**Given instruction:** Look through the listing below for the line containing "Generate a standalone". Copy it and each line after it up to and including the line containing "Modular Swab Unit</div>", exactly, leaving out pictures.

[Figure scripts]
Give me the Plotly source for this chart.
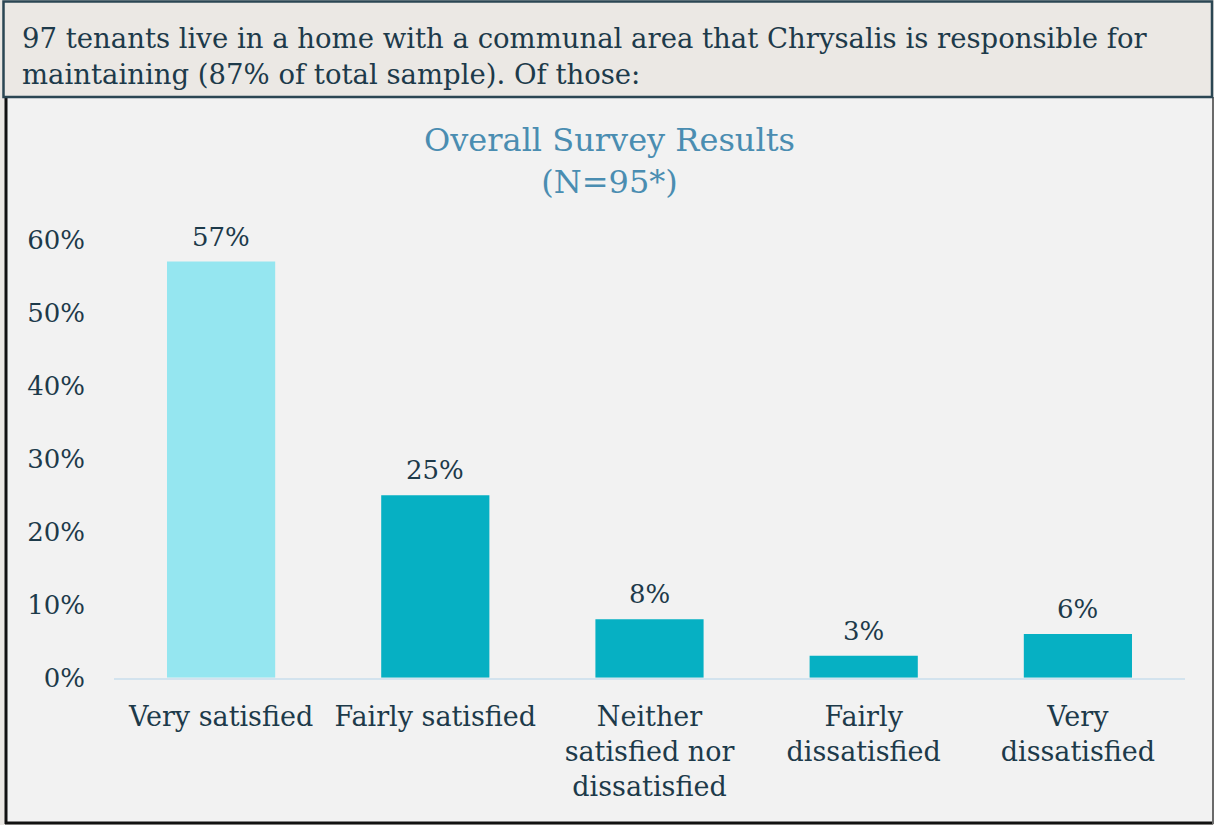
import plotly.graph_objects as go

# Survey answers and share of tenants giving each answer
categories = [
    "Very satisfied",
    "Fairly satisfied",
    "Neither<br>satisfied nor<br>dissatisfied",
    "Fairly<br>dissatisfied",
    "Very<br>dissatisfied",
]
shares = [0.57, 0.25, 0.08, 0.03, 0.06]
bar_colors = ["#95E6F0", "#06B0C3", "#06B0C3", "#06B0C3", "#06B0C3"]

y_ticks = [0, 0.1, 0.2, 0.3, 0.4, 0.5, 0.6]

header_text = ("97 tenants live in a home with a communal area that Chrysalis is responsible for<br>"
               "maintaining (87% of total sample). Of those:")
chart_title = "Overall Survey Results<br>(N=95*)"

W, H = 1214, 825
FONT = "DejaVu Serif"
TEXT = "#1D3A4A"


def px_x(v):
    return v / W


def px_y(v):
    return 1 - v / H


fig = go.Figure(
    go.Bar(
        x=categories,
        y=shares,
        marker=dict(color=bar_colors, line=dict(width=0)),
        cliponaxis=False,
        hoverinfo="skip",
    )
)

shapes = [
    # chart panel
    dict(type="rect", xref="paper", yref="paper",
         x0=px_x(5), x1=px_x(1213), y0=px_y(823), y1=px_y(97),
         fillcolor="#F2F2F2", line=dict(width=0), layer="below"),
    dict(type="line", xref="paper", yref="paper",
         x0=px_x(6), x1=px_x(6), y0=px_y(824), y1=px_y(97),
         line=dict(color="#111111", width=3), layer="below"),
    dict(type="line", xref="paper", yref="paper",
         x0=px_x(5), x1=px_x(1213), y0=px_y(823), y1=px_y(823),
         line=dict(color="#111111", width=3), layer="below"),
    dict(type="line", xref="paper", yref="paper",
         x0=px_x(1213), x1=px_x(1213), y0=px_y(824), y1=px_y(97),
         line=dict(color="#6A6A6A", width=2), layer="below"),
    # header box
    dict(type="rect", xref="paper", yref="paper",
         x0=px_x(3.5), x1=px_x(1212), y0=px_y(97), y1=px_y(1.5),
         fillcolor="#EBE8E4", line=dict(color="#2B4653", width=2.5), layer="below"),
]

annotations = [
    dict(text=header_text, xref="paper", yref="paper",
         x=px_x(20), y=px_y(56), xanchor="left", yanchor="middle",
         align="left", showarrow=False,
         font=dict(family=FONT, size=27.5, color=TEXT)),
    dict(text=chart_title, xref="paper", yref="paper",
         x=px_x(609), y=px_y(161), xanchor="center", yanchor="middle",
         align="center", showarrow=False,
         font=dict(family=FONT, size=32, color="#4A8DB1")),
]

# value labels above each bar
for cat, s in zip(categories, shares):
    annotations.append(dict(
        text=f"{round(s * 100)}%", x=cat, y=s, xref="x", yref="y",
        xanchor="center", yanchor="bottom", yshift=8, showarrow=False,
        font=dict(family=FONT, size=26, color=TEXT),
    ))

fig.update_layout(
    width=W,
    height=H,
    margin=dict(l=0, r=0, t=0, b=0, autoexpand=False),
    paper_bgcolor="#EBE8E4",
    plot_bgcolor="rgba(0,0,0,0)",
    showlegend=False,
    bargap=0.495,
    shapes=shapes,
    annotations=annotations,
    xaxis=dict(
        domain=[px_x(114), px_x(1185)],
        automargin=False,
        showline=True, linecolor="#D3E3EE", linewidth=2,
        showgrid=False, zeroline=False, ticks="",
        tickangle=0, ticklabelstandoff=14,
        tickfont=dict(family=FONT, size=27, color=TEXT),
        fixedrange=True,
    ),
    yaxis=dict(
        domain=[px_y(677.7), px_y(239.7)],
        automargin=False,
        range=[0, 0.6],
        tickvals=y_ticks, tickformat=".0%",
        showgrid=False, zeroline=False, showline=False, ticks="",
        ticklabelstandoff=28,
        tickfont=dict(family=FONT, size=26, color=TEXT),
        fixedrange=True,
    ),
)

fig.write_html("out.html")
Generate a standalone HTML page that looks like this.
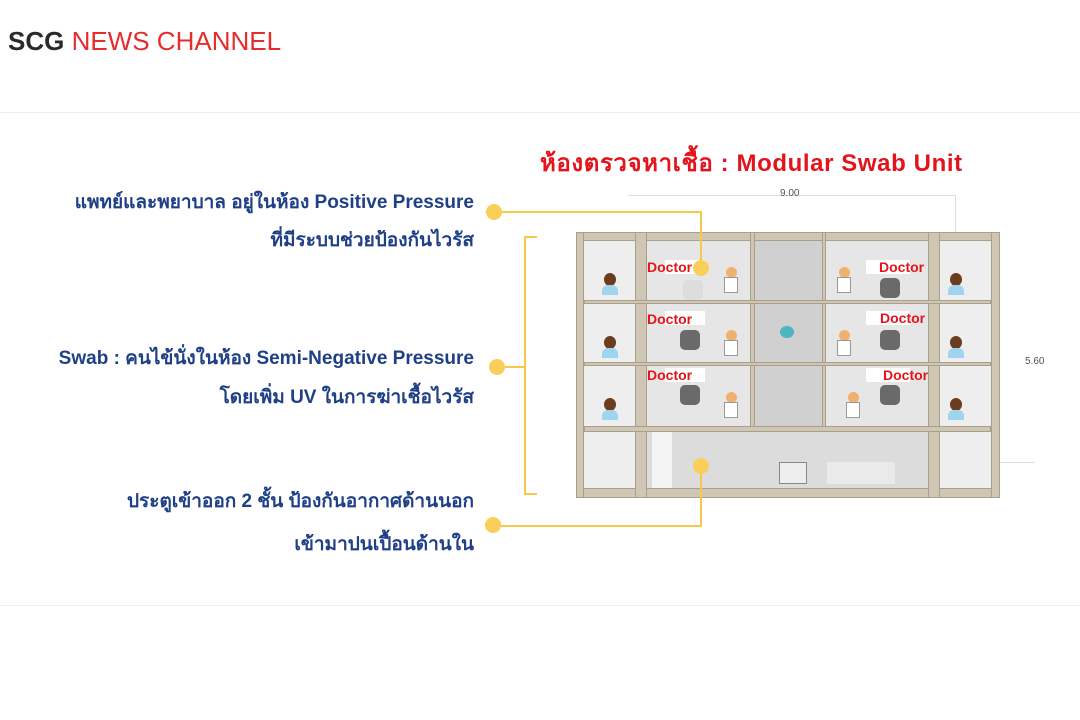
<!DOCTYPE html>
<html><head><meta charset="utf-8"><style>
*{margin:0;padding:0;box-sizing:border-box}
body{width:1080px;height:720px;background:#fff;position:relative;overflow:hidden;font-family:"Liberation Sans","DejaVu Sans",sans-serif}
.a{position:absolute}
.t{position:absolute;right:606px;color:#1f3f86;font-weight:bold;font-size:19px;white-space:nowrap;line-height:24px}
.y{position:absolute;background:#f7c948}
.dot{position:absolute;width:16px;height:16px;border-radius:50%;background:#f9cf5a}
.beam{position:absolute;background:#cfc6b4;border:1px solid #a89f8c}
.doc{position:absolute;color:#e3141b;font-weight:bold;font-size:14px;font-family:"Liberation Sans",sans-serif}
.room{position:absolute;background:#e4e4e4}
.pat{position:absolute;width:14px;height:22px}
.pat i{position:absolute;left:2px;top:0;width:12px;height:13px;border-radius:50%;background:#6b3c1e}
.pat b{position:absolute;left:0;top:12px;width:16px;height:10px;border-radius:6px 6px 0 0;background:#9fd4ee}
.dr{position:absolute;width:16px;height:28px}
.dr i{position:absolute;left:3px;top:0;width:11px;height:11px;border-radius:50%;background:#f0b070}
.dr b{position:absolute;left:1px;top:10px;width:14px;height:16px;background:#fff;border:1px solid #999}
.ch{position:absolute;width:20px;height:20px;border-radius:5px;background:#6a6a6a}
</style></head><body>
<div class="a" style="left:8px;top:26px;font-size:26px;line-height:30px"><span style="color:#2a2a2a;font-weight:bold">SCG</span> <span style="color:#e52d2d">NEWS CHANNEL</span></div>
<div class="a" style="left:0;top:112px;width:1080px;height:494px;border-top:1px solid #eee;border-bottom:1px solid #eee"></div>

<div class="a" style="left:540px;top:143px;color:#e3141b;font-weight:bold;font-size:24px;letter-spacing:0.6px;white-space:nowrap">ห้องตรวจหาเชื้อ : Modular Swab Unit</div>

<div class="t" style="top:191px">แพทย์และพยาบาล อยู่ในห้อง Positive Pressure</div>
<div class="t" style="top:229px">ที่มีระบบช่วยป้องกันไวรัส</div>
<div class="t" style="top:347px">Swab : คนไข้นั่งในห้อง Semi-Negative Pressure</div>
<div class="t" style="top:386px">โดยเพิ่ม UV ในการฆ่าเชื้อไวรัส</div>
<div class="t" style="top:490px">ประตูเข้าออก 2 ชั้น ป้องกันอากาศด้านนอก</div>
<div class="t" style="top:533px">เข้ามาปนเปื้อนด้านใน</div>

<div class="a" style="left:628px;top:195px;width:328px;height:1px;background:#ddd"></div>
<div class="a" style="left:780px;top:188px;font-size:10px;color:#555">9.00</div>
<div class="a" style="left:955px;top:195px;width:1px;height:40px;background:#ddd"></div>
<div class="a" style="left:1025px;top:356px;font-size:10px;color:#555">5.60</div>
<div class="a" style="left:1000px;top:462px;width:35px;height:1px;background:#ddd"></div>

<div class="a" style="left:576px;top:232px;width:424px;height:266px;background:#d9d9d9"></div>
<div class="room" style="left:584px;top:241px;width:51px;height:247px;background:#eeeeee"></div>
<div class="room" style="left:940px;top:241px;width:51px;height:247px;background:#eeeeee"></div>
<div class="room" style="left:647px;top:241px;width:103px;height:186px;background:#e6e6e6"></div>
<div class="room" style="left:826px;top:241px;width:102px;height:186px;background:#e6e6e6"></div>
<div class="room" style="left:755px;top:241px;width:67px;height:186px;background:#d0d0d0"></div>
<div class="room" style="left:647px;top:432px;width:281px;height:56px;background:#dcdcdc"></div>
<div class="room" style="left:652px;top:432px;width:20px;height:56px;background:#f4f4f4"></div>
<div class="room" style="left:779px;top:462px;width:28px;height:22px;background:#eee;border:1px solid #888"></div>
<div class="room" style="left:827px;top:462px;width:68px;height:22px;background:#eaeaea"></div>

<div class="beam" style="left:576px;top:232px;width:424px;height:9px"></div>
<div class="beam" style="left:576px;top:488px;width:424px;height:10px"></div>
<div class="beam" style="left:576px;top:232px;width:8px;height:266px"></div>
<div class="beam" style="left:991px;top:232px;width:9px;height:266px"></div>
<div class="beam" style="left:635px;top:232px;width:12px;height:266px"></div>
<div class="beam" style="left:928px;top:232px;width:12px;height:266px"></div>
<div class="beam" style="left:750px;top:232px;width:5px;height:200px"></div>
<div class="beam" style="left:822px;top:232px;width:4px;height:200px"></div>
<div class="beam" style="left:584px;top:300px;width:407px;height:4px"></div>
<div class="beam" style="left:584px;top:362px;width:407px;height:4px"></div>
<div class="beam" style="left:584px;top:426px;width:407px;height:6px"></div>

<div class="a" style="left:665px;top:260px;width:40px;height:14px;background:#fff"></div>
<div class="a" style="left:866px;top:260px;width:44px;height:14px;background:#fff"></div>
<div class="a" style="left:665px;top:311px;width:40px;height:14px;background:#fff"></div>
<div class="a" style="left:866px;top:311px;width:44px;height:14px;background:#fff"></div>
<div class="a" style="left:665px;top:368px;width:40px;height:14px;background:#fff"></div>
<div class="a" style="left:866px;top:368px;width:44px;height:14px;background:#fff"></div>

<div class="doc" style="left:647px;top:259px">Doctor</div>
<div class="doc" style="left:879px;top:259px">Doctor</div>
<div class="doc" style="left:647px;top:311px">Doctor</div>
<div class="doc" style="left:880px;top:310px">Doctor</div>
<div class="doc" style="left:647px;top:367px">Doctor</div>
<div class="doc" style="left:883px;top:367px">Doctor</div>

<div class="ch" style="left:683px;top:280px;background:#ddd"></div>
<div class="ch" style="left:880px;top:278px"></div>
<div class="ch" style="left:680px;top:330px"></div>
<div class="ch" style="left:880px;top:330px"></div>
<div class="ch" style="left:680px;top:385px"></div>
<div class="ch" style="left:880px;top:385px"></div>

<div class="pat" style="left:602px;top:273px"><i></i><b></b></div>
<div class="pat" style="left:602px;top:336px"><i></i><b></b></div>
<div class="pat" style="left:602px;top:398px"><i></i><b></b></div>
<div class="pat" style="left:948px;top:273px"><i></i><b></b></div>
<div class="pat" style="left:948px;top:336px"><i></i><b></b></div>
<div class="pat" style="left:948px;top:398px"><i></i><b></b></div>

<div class="dr" style="left:723px;top:267px"><i></i><b></b></div>
<div class="dr" style="left:723px;top:330px"><i></i><b></b></div>
<div class="dr" style="left:723px;top:392px"><i></i><b></b></div>
<div class="dr" style="left:836px;top:267px"><i></i><b></b></div>
<div class="dr" style="left:836px;top:330px"><i></i><b></b></div>
<div class="dr" style="left:845px;top:392px"><i></i><b></b></div>

<div class="a" style="left:780px;top:326px;width:14px;height:12px;border-radius:50%;background:#4bb5c0"></div>

<div class="y" style="left:495px;top:211px;width:207px;height:2px"></div>
<div class="y" style="left:700px;top:211px;width:2px;height:57px"></div>
<div class="dot" style="left:486px;top:204px"></div>
<div class="dot" style="left:693px;top:260px"></div>

<div class="y" style="left:524px;top:236px;width:2px;height:259px"></div>
<div class="y" style="left:524px;top:236px;width:13px;height:2px"></div>
<div class="y" style="left:524px;top:493px;width:13px;height:2px"></div>
<div class="y" style="left:497px;top:366px;width:28px;height:2px"></div>
<div class="dot" style="left:489px;top:359px"></div>

<div class="y" style="left:493px;top:525px;width:209px;height:2px"></div>
<div class="y" style="left:700px;top:466px;width:2px;height:61px"></div>
<div class="dot" style="left:485px;top:517px"></div>
<div class="dot" style="left:693px;top:458px"></div>
</body></html>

**Result of this task:**
Generate a standalone HTML page that looks like this.
<!DOCTYPE html>
<html><head><meta charset="utf-8"><style>
*{margin:0;padding:0;box-sizing:border-box}
body{width:1080px;height:720px;background:#fff;position:relative;overflow:hidden;font-family:"Liberation Sans","DejaVu Sans",sans-serif}
.a{position:absolute}
.t{position:absolute;right:606px;color:#1f3f86;font-weight:bold;font-size:19px;white-space:nowrap;line-height:24px}
.y{position:absolute;background:#f7c948}
.dot{position:absolute;width:16px;height:16px;border-radius:50%;background:#f9cf5a}
.beam{position:absolute;background:#cfc6b4;border:1px solid #a89f8c}
.doc{position:absolute;color:#e3141b;font-weight:bold;font-size:14px;font-family:"Liberation Sans",sans-serif}
.room{position:absolute;background:#e4e4e4}
.pat{position:absolute;width:14px;height:22px}
.pat i{position:absolute;left:2px;top:0;width:12px;height:13px;border-radius:50%;background:#6b3c1e}
.pat b{position:absolute;left:0;top:12px;width:16px;height:10px;border-radius:6px 6px 0 0;background:#9fd4ee}
.dr{position:absolute;width:16px;height:28px}
.dr i{position:absolute;left:3px;top:0;width:11px;height:11px;border-radius:50%;background:#f0b070}
.dr b{position:absolute;left:1px;top:10px;width:14px;height:16px;background:#fff;border:1px solid #999}
.ch{position:absolute;width:20px;height:20px;border-radius:5px;background:#6a6a6a}
</style></head><body>
<div class="a" style="left:8px;top:26px;font-size:26px;line-height:30px"><span style="color:#2a2a2a;font-weight:bold">SCG</span> <span style="color:#e52d2d">NEWS CHANNEL</span></div>
<div class="a" style="left:0;top:112px;width:1080px;height:494px;border-top:1px solid #eee;border-bottom:1px solid #eee"></div>

<div class="a" style="left:540px;top:143px;color:#e3141b;font-weight:bold;font-size:24px;letter-spacing:0.6px;white-space:nowrap">ห้องตรวจหาเชื้อ : Modular Swab Unit</div>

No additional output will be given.